The study estimates an 1876 workhouse diet of bread and gruel, meat and potatoes would cost pounds 5.46 per week per child at today's prices: 30 per cent more than the estimated pounds 4.15 which Income Support allows for a child's weekly food.
Action For Children has written a letter to the Prime Minister asking him to consider the 'devastating effect poverty, homelessness and inadequate social services provision is having on millions of children'.
Yesterday Tom White, its chief executive, renewed the call for strategic co-ordination of children's services to protect the most vulnerable. Mr White said one in four children in Britain lived in poverty and charities were increasingly being asked to 'carry the can'.
Frustration with that burden is reflected in the charity's new advertising slogan: 'We have been carrying the can for 125 years.'
Rebecca Jones, 27, a single mother, who is raising her eight-month- old son Rowan on income support in temporary accommodation, said she was surprised by the survey's finding. 'But by the end of the week you are hungry and a bit stuck for something left to eat.
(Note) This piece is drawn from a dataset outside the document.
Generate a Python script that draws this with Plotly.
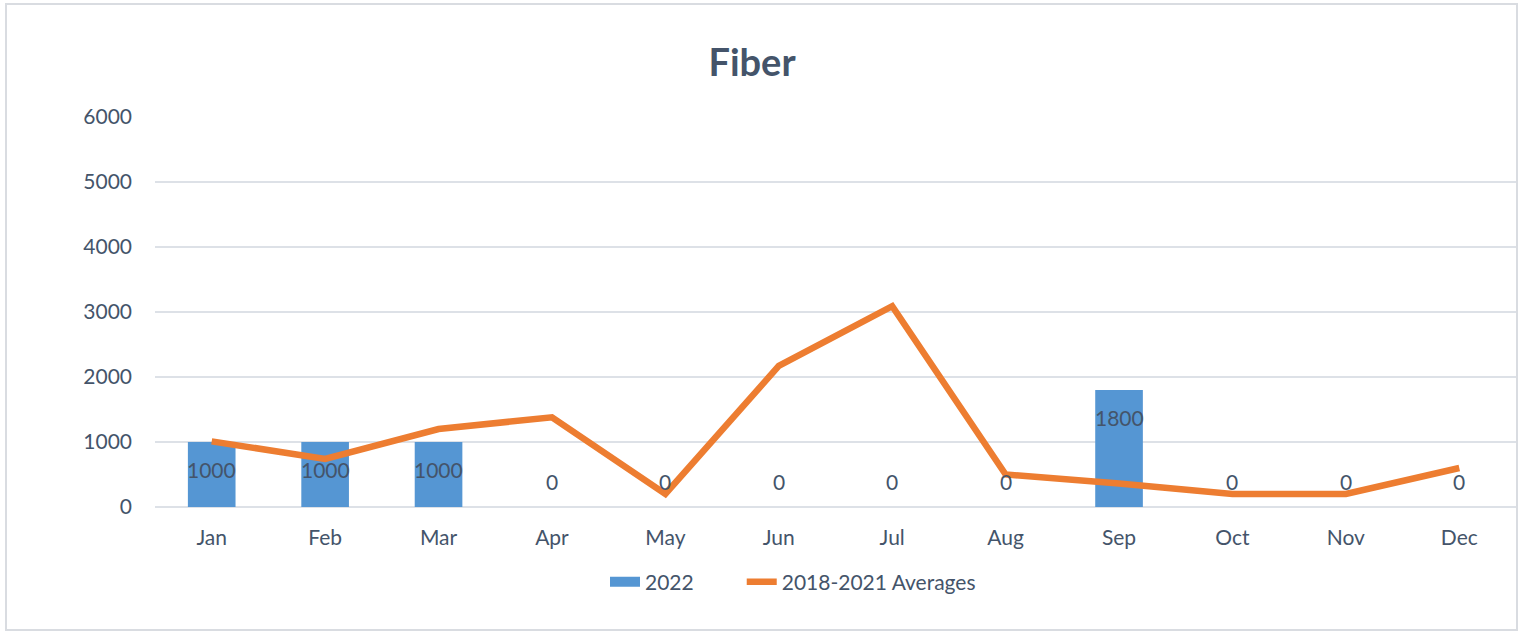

'I get pounds 73 a week to keep myself and Rowan. He is first priority but I have to watch my diet as well because I am still breast feeding him. It is unreal what they expect you to live on. I don't want Rowan to grow up on baked beans, chips and beefburgers.'
The 1876 workhouse diet consisted of 5oz of bread and one-and-a-half pints of gruel for breakfast; lunch was 4oz of bread and one-and-a-half pints of pea soup, or 12oz of suet pudding or 5oz meat and 8oz potatoes; supper consisted of more bread with a little cheese or milk or broth.
Yesterday's study said a recent report by the Family Budget Unit suggested that at least pounds 10.32 a week should be spent to give a toddler an 'adequate but modest diet'. This sum rises to pounds 12.07 a week for a child under 10, and pounds 16.60 for a child over 11.